▶

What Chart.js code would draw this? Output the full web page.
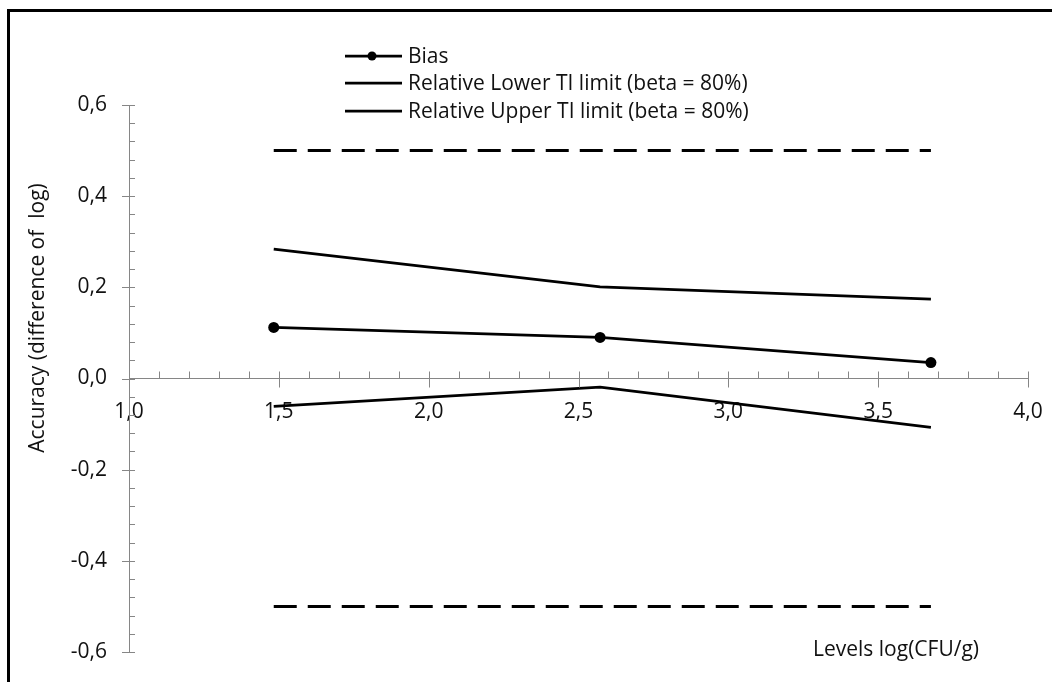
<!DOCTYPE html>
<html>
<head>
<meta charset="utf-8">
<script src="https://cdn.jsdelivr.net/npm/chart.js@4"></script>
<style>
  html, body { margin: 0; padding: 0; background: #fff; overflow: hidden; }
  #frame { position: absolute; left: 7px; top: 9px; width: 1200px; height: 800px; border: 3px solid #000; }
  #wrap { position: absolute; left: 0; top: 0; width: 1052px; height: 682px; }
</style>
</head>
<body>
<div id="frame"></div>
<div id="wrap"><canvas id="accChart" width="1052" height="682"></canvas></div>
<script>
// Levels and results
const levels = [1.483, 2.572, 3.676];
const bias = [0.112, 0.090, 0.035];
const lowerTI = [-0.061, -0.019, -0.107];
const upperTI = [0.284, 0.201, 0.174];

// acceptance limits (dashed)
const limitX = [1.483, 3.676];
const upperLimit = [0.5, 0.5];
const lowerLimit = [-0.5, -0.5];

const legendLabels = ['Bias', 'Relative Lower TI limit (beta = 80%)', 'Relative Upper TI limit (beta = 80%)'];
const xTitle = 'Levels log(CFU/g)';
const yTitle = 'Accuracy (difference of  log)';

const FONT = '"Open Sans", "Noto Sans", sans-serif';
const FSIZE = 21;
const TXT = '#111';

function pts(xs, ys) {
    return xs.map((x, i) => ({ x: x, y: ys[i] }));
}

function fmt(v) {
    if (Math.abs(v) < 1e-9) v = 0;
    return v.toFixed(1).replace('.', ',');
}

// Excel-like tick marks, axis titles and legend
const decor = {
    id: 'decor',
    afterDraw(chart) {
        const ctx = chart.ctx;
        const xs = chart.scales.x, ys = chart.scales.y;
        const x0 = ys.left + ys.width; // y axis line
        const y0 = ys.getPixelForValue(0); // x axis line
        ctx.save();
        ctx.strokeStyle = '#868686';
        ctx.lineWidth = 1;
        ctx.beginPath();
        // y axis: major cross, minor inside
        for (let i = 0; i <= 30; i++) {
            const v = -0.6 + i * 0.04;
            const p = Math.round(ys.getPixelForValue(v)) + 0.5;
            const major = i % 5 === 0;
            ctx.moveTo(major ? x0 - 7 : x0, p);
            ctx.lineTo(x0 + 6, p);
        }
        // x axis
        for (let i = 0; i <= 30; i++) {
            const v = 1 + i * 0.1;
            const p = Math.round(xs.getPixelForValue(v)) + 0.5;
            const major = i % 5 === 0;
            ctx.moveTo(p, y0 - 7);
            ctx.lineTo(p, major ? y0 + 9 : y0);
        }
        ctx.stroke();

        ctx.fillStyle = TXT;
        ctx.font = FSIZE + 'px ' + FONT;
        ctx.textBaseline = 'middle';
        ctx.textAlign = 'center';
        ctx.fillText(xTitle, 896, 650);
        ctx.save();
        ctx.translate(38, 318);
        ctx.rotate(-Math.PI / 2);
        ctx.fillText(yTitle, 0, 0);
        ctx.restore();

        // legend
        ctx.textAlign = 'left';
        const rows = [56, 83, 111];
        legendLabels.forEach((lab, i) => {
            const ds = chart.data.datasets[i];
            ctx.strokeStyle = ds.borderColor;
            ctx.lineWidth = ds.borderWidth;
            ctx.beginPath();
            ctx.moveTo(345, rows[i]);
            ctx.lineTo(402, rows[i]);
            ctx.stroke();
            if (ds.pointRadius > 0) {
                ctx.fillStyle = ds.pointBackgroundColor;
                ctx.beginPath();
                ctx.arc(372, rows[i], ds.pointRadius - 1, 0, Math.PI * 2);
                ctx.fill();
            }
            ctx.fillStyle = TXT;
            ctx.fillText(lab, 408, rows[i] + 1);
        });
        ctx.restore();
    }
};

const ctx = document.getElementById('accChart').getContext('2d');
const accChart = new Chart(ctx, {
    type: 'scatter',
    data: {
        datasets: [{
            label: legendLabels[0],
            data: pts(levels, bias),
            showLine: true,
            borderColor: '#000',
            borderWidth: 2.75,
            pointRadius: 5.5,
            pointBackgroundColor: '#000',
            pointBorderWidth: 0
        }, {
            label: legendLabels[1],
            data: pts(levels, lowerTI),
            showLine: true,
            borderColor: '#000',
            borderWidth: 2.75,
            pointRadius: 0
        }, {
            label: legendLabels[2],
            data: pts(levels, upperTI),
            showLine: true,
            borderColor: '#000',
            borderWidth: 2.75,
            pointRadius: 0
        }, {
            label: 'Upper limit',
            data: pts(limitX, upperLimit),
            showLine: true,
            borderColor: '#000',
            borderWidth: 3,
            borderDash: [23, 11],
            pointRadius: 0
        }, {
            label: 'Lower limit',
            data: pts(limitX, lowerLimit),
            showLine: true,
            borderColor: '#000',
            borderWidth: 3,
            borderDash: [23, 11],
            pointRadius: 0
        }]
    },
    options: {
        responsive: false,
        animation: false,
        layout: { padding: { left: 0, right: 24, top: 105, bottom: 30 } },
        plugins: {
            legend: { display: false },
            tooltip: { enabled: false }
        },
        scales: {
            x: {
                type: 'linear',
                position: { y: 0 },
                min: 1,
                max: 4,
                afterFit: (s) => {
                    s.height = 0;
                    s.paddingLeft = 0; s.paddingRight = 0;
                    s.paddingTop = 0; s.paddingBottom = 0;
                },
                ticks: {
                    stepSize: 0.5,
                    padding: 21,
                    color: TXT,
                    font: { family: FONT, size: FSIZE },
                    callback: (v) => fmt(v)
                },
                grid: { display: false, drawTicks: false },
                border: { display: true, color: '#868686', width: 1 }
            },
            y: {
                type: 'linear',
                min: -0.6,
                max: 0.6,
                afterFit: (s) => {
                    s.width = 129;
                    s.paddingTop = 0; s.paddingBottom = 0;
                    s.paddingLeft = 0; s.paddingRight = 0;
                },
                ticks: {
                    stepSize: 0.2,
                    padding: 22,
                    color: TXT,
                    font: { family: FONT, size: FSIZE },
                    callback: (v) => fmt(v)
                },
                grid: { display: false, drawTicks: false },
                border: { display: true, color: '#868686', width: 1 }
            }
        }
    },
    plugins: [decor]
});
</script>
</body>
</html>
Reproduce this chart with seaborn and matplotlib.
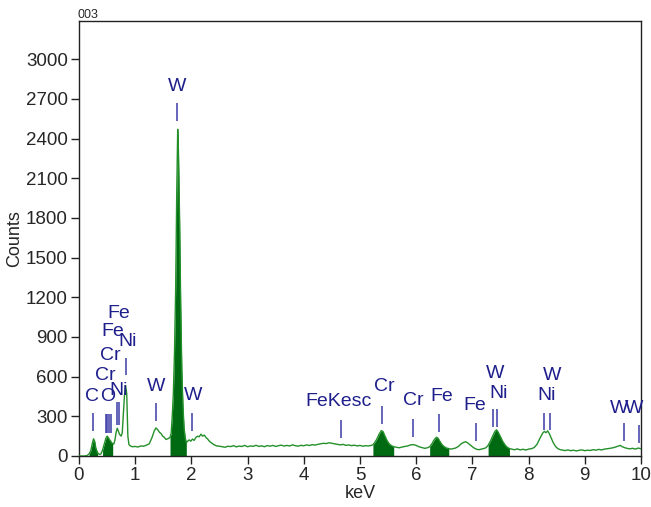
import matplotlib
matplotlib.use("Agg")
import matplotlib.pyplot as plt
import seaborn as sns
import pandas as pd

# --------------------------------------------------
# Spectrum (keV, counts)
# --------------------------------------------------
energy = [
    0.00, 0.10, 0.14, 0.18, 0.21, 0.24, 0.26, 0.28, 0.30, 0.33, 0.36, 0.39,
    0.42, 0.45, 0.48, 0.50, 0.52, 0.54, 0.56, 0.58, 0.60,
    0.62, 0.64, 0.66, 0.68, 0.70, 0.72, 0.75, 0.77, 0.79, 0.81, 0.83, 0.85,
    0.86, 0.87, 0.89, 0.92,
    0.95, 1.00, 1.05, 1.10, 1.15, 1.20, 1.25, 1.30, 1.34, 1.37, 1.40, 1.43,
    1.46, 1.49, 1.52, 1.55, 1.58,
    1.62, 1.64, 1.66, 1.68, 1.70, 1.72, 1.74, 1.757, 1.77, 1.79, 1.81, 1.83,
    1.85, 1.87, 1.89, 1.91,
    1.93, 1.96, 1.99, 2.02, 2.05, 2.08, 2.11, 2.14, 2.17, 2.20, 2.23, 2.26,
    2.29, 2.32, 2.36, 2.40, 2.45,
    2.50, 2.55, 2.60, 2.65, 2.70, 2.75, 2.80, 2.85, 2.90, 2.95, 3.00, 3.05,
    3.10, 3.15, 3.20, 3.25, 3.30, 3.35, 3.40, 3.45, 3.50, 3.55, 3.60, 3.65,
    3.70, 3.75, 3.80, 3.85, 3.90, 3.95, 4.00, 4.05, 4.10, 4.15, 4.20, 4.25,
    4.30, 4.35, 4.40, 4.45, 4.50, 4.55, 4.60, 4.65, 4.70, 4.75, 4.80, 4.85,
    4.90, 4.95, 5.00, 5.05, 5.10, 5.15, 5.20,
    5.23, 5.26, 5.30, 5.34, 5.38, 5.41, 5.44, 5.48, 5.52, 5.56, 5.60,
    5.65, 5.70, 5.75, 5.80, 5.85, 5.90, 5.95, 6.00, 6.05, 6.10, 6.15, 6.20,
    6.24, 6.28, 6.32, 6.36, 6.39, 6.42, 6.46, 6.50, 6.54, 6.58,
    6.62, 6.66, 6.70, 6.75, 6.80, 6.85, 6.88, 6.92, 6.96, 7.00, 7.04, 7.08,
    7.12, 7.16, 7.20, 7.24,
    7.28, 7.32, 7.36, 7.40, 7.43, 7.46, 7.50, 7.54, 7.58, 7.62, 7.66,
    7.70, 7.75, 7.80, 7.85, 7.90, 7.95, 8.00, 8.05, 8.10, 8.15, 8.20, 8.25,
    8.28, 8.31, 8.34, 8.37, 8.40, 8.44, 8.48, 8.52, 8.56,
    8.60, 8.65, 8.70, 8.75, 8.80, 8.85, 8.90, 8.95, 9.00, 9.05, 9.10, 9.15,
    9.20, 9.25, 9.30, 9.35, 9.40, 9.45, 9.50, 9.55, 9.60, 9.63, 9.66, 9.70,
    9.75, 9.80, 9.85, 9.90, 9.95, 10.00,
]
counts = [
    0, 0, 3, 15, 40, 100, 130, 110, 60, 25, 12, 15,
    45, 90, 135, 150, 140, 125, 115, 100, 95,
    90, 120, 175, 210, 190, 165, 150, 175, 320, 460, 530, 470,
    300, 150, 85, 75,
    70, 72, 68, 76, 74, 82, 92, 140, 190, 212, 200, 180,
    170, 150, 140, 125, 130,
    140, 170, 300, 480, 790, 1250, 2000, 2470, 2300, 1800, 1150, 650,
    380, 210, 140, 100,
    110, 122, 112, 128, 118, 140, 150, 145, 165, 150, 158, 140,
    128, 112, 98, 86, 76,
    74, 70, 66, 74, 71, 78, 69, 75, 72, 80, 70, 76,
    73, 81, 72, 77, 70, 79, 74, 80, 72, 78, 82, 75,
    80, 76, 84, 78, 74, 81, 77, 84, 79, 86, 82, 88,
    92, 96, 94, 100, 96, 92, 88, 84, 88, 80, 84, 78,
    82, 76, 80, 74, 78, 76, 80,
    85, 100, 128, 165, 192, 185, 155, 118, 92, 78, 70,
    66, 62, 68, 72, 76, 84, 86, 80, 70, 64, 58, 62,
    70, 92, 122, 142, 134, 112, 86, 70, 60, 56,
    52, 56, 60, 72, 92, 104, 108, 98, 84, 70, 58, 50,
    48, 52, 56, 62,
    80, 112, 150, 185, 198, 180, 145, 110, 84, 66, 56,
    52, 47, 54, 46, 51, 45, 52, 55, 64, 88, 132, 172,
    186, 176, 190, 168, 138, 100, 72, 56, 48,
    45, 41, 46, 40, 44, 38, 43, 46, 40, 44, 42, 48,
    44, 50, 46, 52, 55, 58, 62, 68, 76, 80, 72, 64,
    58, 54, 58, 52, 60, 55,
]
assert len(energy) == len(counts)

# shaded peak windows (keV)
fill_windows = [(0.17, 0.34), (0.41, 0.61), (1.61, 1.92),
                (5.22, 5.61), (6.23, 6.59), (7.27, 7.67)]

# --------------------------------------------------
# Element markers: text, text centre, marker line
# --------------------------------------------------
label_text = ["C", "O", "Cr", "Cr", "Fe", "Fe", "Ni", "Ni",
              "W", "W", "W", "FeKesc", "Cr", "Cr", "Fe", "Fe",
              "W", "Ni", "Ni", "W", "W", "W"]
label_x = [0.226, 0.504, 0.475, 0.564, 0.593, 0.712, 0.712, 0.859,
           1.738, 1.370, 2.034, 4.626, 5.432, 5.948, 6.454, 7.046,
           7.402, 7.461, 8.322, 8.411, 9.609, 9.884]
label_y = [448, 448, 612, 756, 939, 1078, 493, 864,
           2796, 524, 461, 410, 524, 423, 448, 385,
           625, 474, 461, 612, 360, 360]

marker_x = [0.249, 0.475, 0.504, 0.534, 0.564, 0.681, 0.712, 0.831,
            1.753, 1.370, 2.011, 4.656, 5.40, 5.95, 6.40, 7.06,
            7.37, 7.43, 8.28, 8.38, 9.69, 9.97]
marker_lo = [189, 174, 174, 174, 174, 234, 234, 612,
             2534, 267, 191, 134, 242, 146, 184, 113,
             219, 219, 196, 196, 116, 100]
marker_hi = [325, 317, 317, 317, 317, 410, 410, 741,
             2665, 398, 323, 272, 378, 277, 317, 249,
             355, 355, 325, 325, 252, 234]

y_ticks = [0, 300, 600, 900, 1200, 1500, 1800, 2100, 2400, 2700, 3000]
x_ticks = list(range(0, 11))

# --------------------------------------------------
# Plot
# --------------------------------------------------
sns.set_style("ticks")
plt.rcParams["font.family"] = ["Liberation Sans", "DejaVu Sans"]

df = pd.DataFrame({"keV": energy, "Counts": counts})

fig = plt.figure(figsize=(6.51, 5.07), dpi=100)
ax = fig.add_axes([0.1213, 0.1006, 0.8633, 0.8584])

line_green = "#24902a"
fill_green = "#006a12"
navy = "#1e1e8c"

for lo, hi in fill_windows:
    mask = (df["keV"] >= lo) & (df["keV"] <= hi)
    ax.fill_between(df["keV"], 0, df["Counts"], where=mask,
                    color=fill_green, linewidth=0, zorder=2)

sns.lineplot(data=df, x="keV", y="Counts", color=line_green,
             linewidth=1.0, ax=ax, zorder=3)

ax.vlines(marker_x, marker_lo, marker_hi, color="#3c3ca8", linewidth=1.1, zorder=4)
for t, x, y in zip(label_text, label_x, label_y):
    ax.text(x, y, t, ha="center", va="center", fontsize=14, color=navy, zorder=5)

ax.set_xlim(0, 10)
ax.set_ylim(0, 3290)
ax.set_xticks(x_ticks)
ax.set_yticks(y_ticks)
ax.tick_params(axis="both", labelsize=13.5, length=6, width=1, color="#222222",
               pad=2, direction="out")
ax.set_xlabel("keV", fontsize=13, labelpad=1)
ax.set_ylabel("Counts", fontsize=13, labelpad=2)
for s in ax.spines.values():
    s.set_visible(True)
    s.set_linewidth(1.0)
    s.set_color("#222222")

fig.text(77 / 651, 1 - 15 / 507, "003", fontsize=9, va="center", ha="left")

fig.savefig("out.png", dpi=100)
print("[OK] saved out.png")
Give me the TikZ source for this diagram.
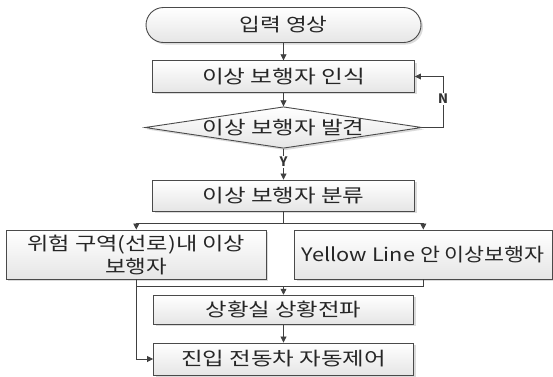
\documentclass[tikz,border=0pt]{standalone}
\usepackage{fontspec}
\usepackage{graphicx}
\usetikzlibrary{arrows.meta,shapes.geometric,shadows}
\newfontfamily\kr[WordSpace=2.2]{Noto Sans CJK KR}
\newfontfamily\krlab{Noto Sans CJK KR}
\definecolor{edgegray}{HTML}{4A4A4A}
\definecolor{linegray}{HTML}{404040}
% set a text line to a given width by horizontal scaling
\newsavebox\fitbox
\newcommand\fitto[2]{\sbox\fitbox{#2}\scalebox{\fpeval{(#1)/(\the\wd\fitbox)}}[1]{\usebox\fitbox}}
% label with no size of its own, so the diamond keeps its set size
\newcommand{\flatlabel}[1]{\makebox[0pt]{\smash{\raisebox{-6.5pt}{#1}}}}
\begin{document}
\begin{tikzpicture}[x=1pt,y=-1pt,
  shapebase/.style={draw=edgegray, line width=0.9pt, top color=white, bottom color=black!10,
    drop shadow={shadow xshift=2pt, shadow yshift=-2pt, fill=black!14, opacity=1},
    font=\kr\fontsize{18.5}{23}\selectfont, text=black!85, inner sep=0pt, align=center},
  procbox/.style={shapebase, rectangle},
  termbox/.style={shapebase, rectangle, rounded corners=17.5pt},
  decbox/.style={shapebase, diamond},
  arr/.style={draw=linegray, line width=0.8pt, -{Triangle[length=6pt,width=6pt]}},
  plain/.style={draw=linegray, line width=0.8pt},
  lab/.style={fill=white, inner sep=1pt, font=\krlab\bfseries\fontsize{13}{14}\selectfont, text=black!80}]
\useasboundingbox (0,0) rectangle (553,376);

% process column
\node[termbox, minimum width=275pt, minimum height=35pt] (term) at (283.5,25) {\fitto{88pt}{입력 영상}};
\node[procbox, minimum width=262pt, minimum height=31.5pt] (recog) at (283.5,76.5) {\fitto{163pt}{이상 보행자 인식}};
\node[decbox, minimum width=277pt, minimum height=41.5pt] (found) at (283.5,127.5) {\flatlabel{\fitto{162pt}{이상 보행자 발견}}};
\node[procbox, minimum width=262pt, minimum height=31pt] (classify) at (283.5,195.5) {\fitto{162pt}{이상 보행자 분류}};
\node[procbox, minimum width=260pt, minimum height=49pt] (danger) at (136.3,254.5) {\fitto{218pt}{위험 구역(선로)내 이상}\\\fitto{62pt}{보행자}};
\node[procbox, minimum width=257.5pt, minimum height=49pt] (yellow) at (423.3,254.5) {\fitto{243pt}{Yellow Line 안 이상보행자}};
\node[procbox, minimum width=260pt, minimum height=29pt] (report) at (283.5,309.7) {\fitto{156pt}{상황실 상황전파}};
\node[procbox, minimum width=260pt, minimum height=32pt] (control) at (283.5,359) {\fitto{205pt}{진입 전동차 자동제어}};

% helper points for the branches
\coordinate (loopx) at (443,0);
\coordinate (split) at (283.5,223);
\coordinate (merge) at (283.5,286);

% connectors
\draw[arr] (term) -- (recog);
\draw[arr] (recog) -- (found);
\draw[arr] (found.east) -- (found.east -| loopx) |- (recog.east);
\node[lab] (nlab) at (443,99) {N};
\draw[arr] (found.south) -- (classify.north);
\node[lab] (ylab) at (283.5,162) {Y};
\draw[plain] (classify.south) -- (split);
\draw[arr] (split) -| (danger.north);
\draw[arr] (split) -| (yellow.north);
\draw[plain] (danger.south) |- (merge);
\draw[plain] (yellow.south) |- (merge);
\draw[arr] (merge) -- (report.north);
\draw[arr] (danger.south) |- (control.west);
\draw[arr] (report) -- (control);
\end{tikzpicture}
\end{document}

◀

### REQUIREMENT
Please return, exactly as written, the lines from the first line of the records above through the line containing "const lowerLimit = [-0.5, -0.5];", both included, leaving out any pictures.

### ANSWER FOR THIS EXERCISE
What Chart.js code would draw this? Output the full web page.
<!DOCTYPE html>
<html>
<head>
<meta charset="utf-8">
<script src="https://cdn.jsdelivr.net/npm/chart.js@4"></script>
<style>
  html, body { margin: 0; padding: 0; background: #fff; overflow: hidden; }
  #frame { position: absolute; left: 7px; top: 9px; width: 1200px; height: 800px; border: 3px solid #000; }
  #wrap { position: absolute; left: 0; top: 0; width: 1052px; height: 682px; }
</style>
</head>
<body>
<div id="frame"></div>
<div id="wrap"><canvas id="accChart" width="1052" height="682"></canvas></div>
<script>
// Levels and results
const levels = [1.483, 2.572, 3.676];
const bias = [0.112, 0.090, 0.035];
const lowerTI = [-0.061, -0.019, -0.107];
const upperTI = [0.284, 0.201, 0.174];

// acceptance limits (dashed)
const limitX = [1.483, 3.676];
const upperLimit = [0.5, 0.5];
const lowerLimit = [-0.5, -0.5];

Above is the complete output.